There are two microbenchmarks which are still slower though: allocate_int and allocate_tuple, for the reasons explained in the section about Conversion costs.

Next steps

Despite the spectacular results we got so far, cpyext is still slow enough to kill performance in most real-world code which uses C extensions extensively (e.g., the omnipresent numpy).
Our current approach is something along these lines:
  1. run a real-world small benchmark which exercises cpyext
  2. measure and find the major bottleneck
  3. write a corresponding microbenchmark
  4. optimize it
  5. repeat
On one hand, this is a daunting task because the C API is huge and we need to tackle functions one by one. On the other hand, not all the functions are equally important, and is is enough to optimize a relatively small subset to improve many different use cases.

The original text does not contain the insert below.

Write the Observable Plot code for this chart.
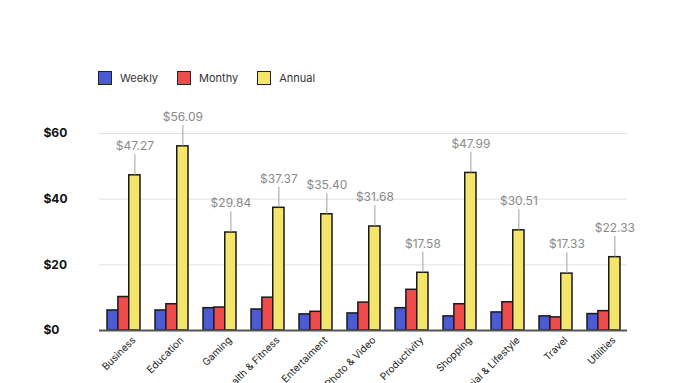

Where a year ago we announced we have a working answer to run c-extension in PyPy, we now have a clear picture of what are the performance bottlenecks, and we have developed some technical solutions to fix them. It is "only" a matter of tackling them, one by one. It is worth noting that most of the work was done during two sprints, for a total 2-3 person-months of work.
We think this work is important for the Python ecosystem. PyPy has established a baseline for performance in pure python code, providing an answer for the "Python is slow" detractors. The techniques used to make cpyext performant will let PyPy become an alternative for people who mix C extensions with Python, which, it turns out, is just about everyone, in particular those using the various scientific libraries. Today, many developers are forced to seek performance by converting code from Python to a lower language. We feel there is no reason to do this, but in order to prove it we must be able to run both their python and their C extensions performantly, then we can begin to educate them how to write JIT-friendly code in the first place.
We envision a future in which you can run arbitrary Python programs on PyPy, with the JIT speeding up the pure Python parts and the C parts running as fast as today: the best of both worlds!